_WHAT YOU ARE ASKED TO DO_
All lines below must be repeated exactly, with the pictures omitted.

_STORED DATA_
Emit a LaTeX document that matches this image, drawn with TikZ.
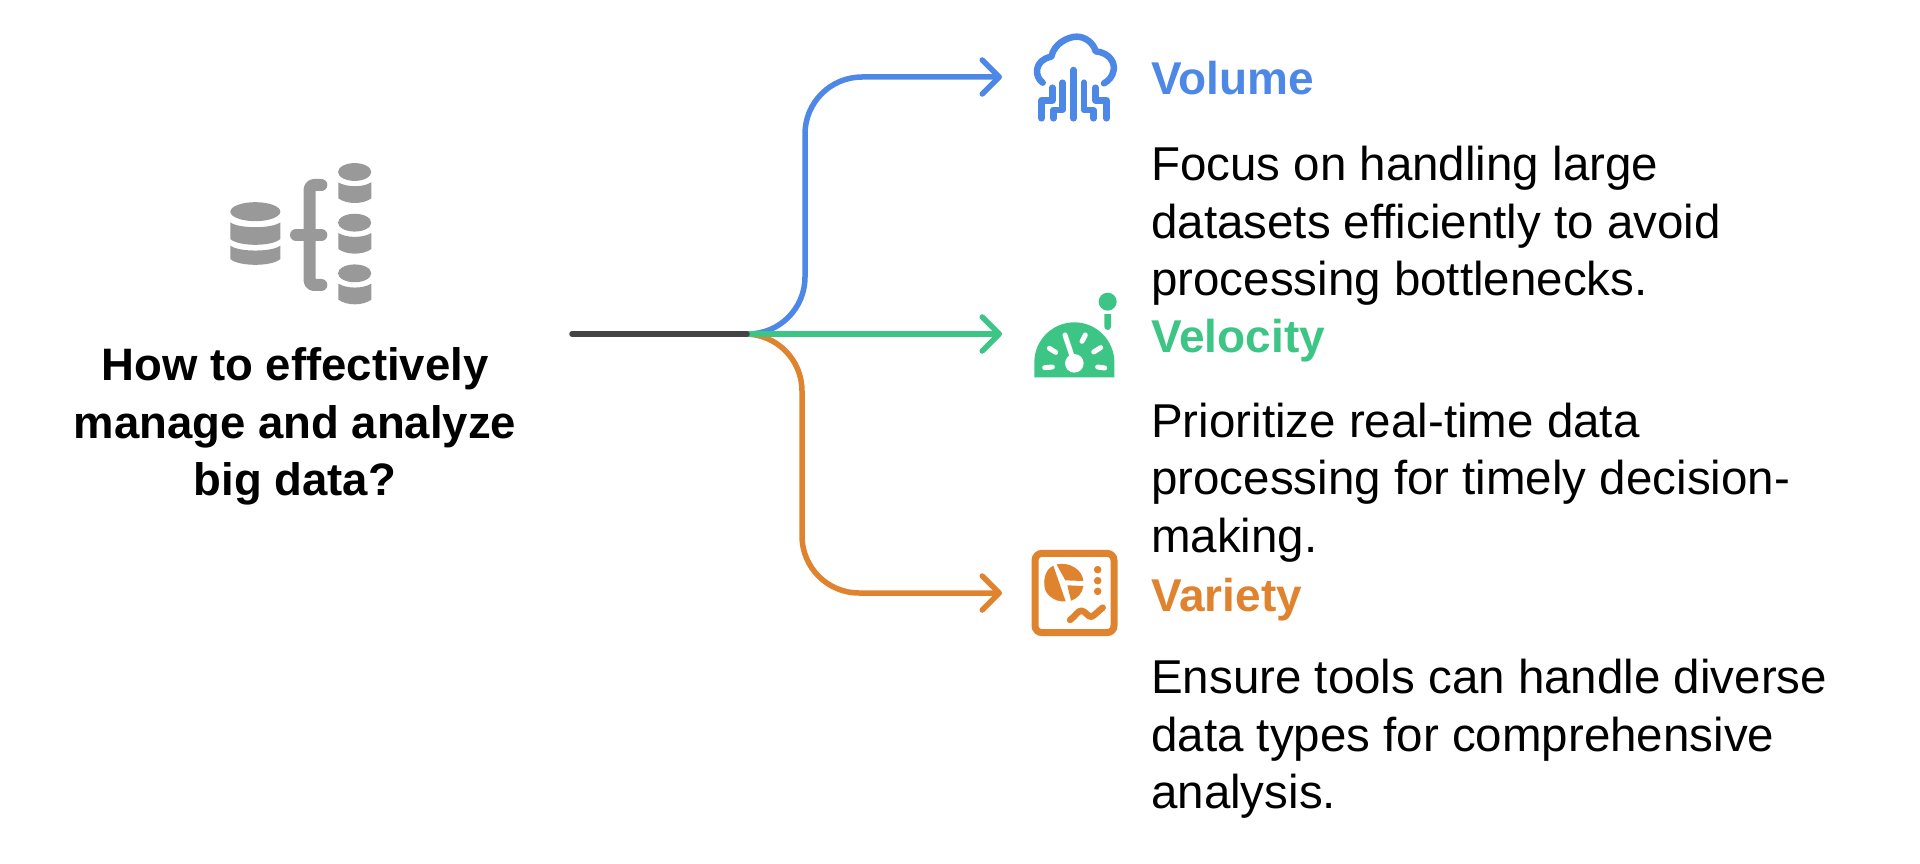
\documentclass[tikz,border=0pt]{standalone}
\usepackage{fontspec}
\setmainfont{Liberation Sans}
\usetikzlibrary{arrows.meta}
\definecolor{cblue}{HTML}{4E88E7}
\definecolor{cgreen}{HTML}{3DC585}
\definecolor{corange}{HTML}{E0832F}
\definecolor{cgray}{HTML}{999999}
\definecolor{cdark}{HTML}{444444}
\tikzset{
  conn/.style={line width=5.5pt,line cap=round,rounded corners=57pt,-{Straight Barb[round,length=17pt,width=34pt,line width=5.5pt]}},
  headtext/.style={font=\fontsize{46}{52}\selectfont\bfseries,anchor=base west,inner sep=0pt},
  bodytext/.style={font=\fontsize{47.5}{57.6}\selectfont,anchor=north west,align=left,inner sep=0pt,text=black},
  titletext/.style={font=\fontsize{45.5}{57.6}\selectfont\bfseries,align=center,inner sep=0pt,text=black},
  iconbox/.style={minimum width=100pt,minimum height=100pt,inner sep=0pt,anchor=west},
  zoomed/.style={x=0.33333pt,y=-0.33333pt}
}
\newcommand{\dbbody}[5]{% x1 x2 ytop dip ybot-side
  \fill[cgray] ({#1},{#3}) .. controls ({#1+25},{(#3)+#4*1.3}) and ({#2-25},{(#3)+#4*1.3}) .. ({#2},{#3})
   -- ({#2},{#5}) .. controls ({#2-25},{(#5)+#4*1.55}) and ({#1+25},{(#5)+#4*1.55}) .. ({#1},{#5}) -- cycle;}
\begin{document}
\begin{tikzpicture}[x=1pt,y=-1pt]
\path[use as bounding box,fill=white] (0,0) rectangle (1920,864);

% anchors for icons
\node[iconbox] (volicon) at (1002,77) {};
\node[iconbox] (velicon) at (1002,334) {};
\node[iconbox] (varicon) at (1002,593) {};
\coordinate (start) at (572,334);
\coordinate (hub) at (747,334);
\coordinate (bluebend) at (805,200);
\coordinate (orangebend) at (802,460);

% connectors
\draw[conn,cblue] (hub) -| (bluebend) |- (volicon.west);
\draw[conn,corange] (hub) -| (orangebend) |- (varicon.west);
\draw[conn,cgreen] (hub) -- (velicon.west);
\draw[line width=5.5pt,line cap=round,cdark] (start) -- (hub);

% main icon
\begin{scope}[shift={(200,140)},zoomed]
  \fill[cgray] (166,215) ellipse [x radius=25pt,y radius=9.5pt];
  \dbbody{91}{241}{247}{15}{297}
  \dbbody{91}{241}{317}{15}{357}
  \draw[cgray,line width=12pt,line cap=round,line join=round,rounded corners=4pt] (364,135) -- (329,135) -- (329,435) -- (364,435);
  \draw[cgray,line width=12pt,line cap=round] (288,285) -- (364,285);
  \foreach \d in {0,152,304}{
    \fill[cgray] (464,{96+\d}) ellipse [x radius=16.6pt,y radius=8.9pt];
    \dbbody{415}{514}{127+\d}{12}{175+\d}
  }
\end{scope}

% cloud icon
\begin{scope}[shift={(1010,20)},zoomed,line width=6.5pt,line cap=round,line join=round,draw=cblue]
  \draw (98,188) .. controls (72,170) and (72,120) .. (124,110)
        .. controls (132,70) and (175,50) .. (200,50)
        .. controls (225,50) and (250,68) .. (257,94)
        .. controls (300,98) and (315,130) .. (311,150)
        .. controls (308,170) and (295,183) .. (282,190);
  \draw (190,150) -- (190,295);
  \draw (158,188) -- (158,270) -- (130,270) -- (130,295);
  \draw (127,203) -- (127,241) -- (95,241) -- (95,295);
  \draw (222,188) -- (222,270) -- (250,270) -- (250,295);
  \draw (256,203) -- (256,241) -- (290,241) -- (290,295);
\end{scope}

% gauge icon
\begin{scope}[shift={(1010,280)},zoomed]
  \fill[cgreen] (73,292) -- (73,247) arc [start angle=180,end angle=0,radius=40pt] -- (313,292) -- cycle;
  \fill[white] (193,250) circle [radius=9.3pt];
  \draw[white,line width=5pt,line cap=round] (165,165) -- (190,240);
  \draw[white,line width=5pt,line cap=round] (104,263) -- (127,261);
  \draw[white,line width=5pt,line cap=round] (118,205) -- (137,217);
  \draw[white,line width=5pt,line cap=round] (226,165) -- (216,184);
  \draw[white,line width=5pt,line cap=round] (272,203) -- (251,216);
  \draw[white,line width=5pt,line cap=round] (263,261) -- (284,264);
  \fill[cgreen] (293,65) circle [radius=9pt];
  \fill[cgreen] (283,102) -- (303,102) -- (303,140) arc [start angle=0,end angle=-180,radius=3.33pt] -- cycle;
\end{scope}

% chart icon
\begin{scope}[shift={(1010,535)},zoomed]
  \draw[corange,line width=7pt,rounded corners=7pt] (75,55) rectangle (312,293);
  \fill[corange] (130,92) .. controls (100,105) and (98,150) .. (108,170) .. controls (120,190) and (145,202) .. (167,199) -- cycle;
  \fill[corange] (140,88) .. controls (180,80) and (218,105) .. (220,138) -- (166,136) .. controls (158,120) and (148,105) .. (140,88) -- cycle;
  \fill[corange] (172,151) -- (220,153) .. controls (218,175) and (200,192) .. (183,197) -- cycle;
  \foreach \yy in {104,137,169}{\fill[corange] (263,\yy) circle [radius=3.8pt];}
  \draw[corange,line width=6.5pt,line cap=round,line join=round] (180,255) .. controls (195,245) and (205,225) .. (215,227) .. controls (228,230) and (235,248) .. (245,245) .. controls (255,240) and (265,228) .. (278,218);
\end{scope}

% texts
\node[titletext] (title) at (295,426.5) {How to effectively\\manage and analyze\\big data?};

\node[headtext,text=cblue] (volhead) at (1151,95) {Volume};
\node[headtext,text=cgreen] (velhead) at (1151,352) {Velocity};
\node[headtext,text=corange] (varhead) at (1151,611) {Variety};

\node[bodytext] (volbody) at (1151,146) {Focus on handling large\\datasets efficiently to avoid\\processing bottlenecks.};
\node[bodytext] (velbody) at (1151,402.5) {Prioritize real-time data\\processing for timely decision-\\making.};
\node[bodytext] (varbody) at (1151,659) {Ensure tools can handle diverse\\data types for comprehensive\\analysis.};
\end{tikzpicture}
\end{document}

_PROBLEM SOLUTION_
Emit a LaTeX document that matches this image, drawn with TikZ.
\documentclass[tikz,border=0pt]{standalone}
\usepackage{fontspec}
\setmainfont{Liberation Sans}
\usetikzlibrary{arrows.meta}
\definecolor{cblue}{HTML}{4E88E7}
\definecolor{cgreen}{HTML}{3DC585}
\definecolor{corange}{HTML}{E0832F}
\definecolor{cgray}{HTML}{999999}
\definecolor{cdark}{HTML}{444444}
\tikzset{
  conn/.style={line width=5.5pt,line cap=round,rounded corners=57pt,-{Straight Barb[round,length=17pt,width=34pt,line width=5.5pt]}},
  headtext/.style={font=\fontsize{46}{52}\selectfont\bfseries,anchor=base west,inner sep=0pt},
  bodytext/.style={font=\fontsize{47.5}{57.6}\selectfont,anchor=north west,align=left,inner sep=0pt,text=black},
  titletext/.style={font=\fontsize{45.5}{57.6}\selectfont\bfseries,align=center,inner sep=0pt,text=black},
  iconbox/.style={minimum width=100pt,minimum height=100pt,inner sep=0pt,anchor=west},
  zoomed/.style={x=0.33333pt,y=-0.33333pt}
}
\newcommand{\dbbody}[5]{% x1 x2 ytop dip ybot-side
  \fill[cgray] ({#1},{#3}) .. controls ({#1+25},{(#3)+#4*1.3}) and ({#2-25},{(#3)+#4*1.3}) .. ({#2},{#3})
   -- ({#2},{#5}) .. controls ({#2-25},{(#5)+#4*1.55}) and ({#1+25},{(#5)+#4*1.55}) .. ({#1},{#5}) -- cycle;}
\begin{document}
\begin{tikzpicture}[x=1pt,y=-1pt]
\path[use as bounding box,fill=white] (0,0) rectangle (1920,864);

% anchors for icons
\node[iconbox] (volicon) at (1002,77) {};
\node[iconbox] (velicon) at (1002,334) {};
\node[iconbox] (varicon) at (1002,593) {};
\coordinate (start) at (572,334);
\coordinate (hub) at (747,334);
\coordinate (bluebend) at (805,200);
\coordinate (orangebend) at (802,460);

% connectors
\draw[conn,cblue] (hub) -| (bluebend) |- (volicon.west);
\draw[conn,corange] (hub) -| (orangebend) |- (varicon.west);
\draw[conn,cgreen] (hub) -- (velicon.west);
\draw[line width=5.5pt,line cap=round,cdark] (start) -- (hub);

% main icon
\begin{scope}[shift={(200,140)},zoomed]
  \fill[cgray] (166,215) ellipse [x radius=25pt,y radius=9.5pt];
  \dbbody{91}{241}{247}{15}{297}
  \dbbody{91}{241}{317}{15}{357}
  \draw[cgray,line width=12pt,line cap=round,line join=round,rounded corners=4pt] (364,135) -- (329,135) -- (329,435) -- (364,435);
  \draw[cgray,line width=12pt,line cap=round] (288,285) -- (364,285);
  \foreach \d in {0,152,304}{
    \fill[cgray] (464,{96+\d}) ellipse [x radius=16.6pt,y radius=8.9pt];
    \dbbody{415}{514}{127+\d}{12}{175+\d}
  }
\end{scope}

% cloud icon
\begin{scope}[shift={(1010,20)},zoomed,line width=6.5pt,line cap=round,line join=round,draw=cblue]
  \draw (98,188) .. controls (72,170) and (72,120) .. (124,110)
        .. controls (132,70) and (175,50) .. (200,50)
        .. controls (225,50) and (250,68) .. (257,94)
        .. controls (300,98) and (315,130) .. (311,150)
        .. controls (308,170) and (295,183) .. (282,190);
  \draw (190,150) -- (190,295);
  \draw (158,188) -- (158,270) -- (130,270) -- (130,295);
  \draw (127,203) -- (127,241) -- (95,241) -- (95,295);
  \draw (222,188) -- (222,270) -- (250,270) -- (250,295);
  \draw (256,203) -- (256,241) -- (290,241) -- (290,295);
\end{scope}

% gauge icon
\begin{scope}[shift={(1010,280)},zoomed]
  \fill[cgreen] (73,292) -- (73,247) arc [start angle=180,end angle=0,radius=40pt] -- (313,292) -- cycle;
  \fill[white] (193,250) circle [radius=9.3pt];
  \draw[white,line width=5pt,line cap=round] (165,165) -- (190,240);
  \draw[white,line width=5pt,line cap=round] (104,263) -- (127,261);
  \draw[white,line width=5pt,line cap=round] (118,205) -- (137,217);
  \draw[white,line width=5pt,line cap=round] (226,165) -- (216,184);
  \draw[white,line width=5pt,line cap=round] (272,203) -- (251,216);
  \draw[white,line width=5pt,line cap=round] (263,261) -- (284,264);
  \fill[cgreen] (293,65) circle [radius=9pt];
  \fill[cgreen] (283,102) -- (303,102) -- (303,140) arc [start angle=0,end angle=-180,radius=3.33pt] -- cycle;
\end{scope}

% chart icon
\begin{scope}[shift={(1010,535)},zoomed]
  \draw[corange,line width=7pt,rounded corners=7pt] (75,55) rectangle (312,293);
  \fill[corange] (130,92) .. controls (100,105) and (98,150) .. (108,170) .. controls (120,190) and (145,202) .. (167,199) -- cycle;
  \fill[corange] (140,88) .. controls (180,80) and (218,105) .. (220,138) -- (166,136) .. controls (158,120) and (148,105) .. (140,88) -- cycle;
  \fill[corange] (172,151) -- (220,153) .. controls (218,175) and (200,192) .. (183,197) -- cycle;
  \foreach \yy in {104,137,169}{\fill[corange] (263,\yy) circle [radius=3.8pt];}
  \draw[corange,line width=6.5pt,line cap=round,line join=round] (180,255) .. controls (195,245) and (205,225) .. (215,227) .. controls (228,230) and (235,248) .. (245,245) .. controls (255,240) and (265,228) .. (278,218);
\end{scope}

% texts
\node[titletext] (title) at (295,426.5) {How to effectively\\manage and analyze\\big data?};

\node[headtext,text=cblue] (volhead) at (1151,95) {Volume};
\node[headtext,text=cgreen] (velhead) at (1151,352) {Velocity};
\node[headtext,text=corange] (varhead) at (1151,611) {Variety};

\node[bodytext] (volbody) at (1151,146) {Focus on handling large\\datasets efficiently to avoid\\processing bottlenecks.};
\node[bodytext] (velbody) at (1151,402.5) {Prioritize real-time data\\processing for timely decision-\\making.};
\node[bodytext] (varbody) at (1151,659) {Ensure tools can handle diverse\\data types for comprehensive\\analysis.};
\end{tikzpicture}
\end{document}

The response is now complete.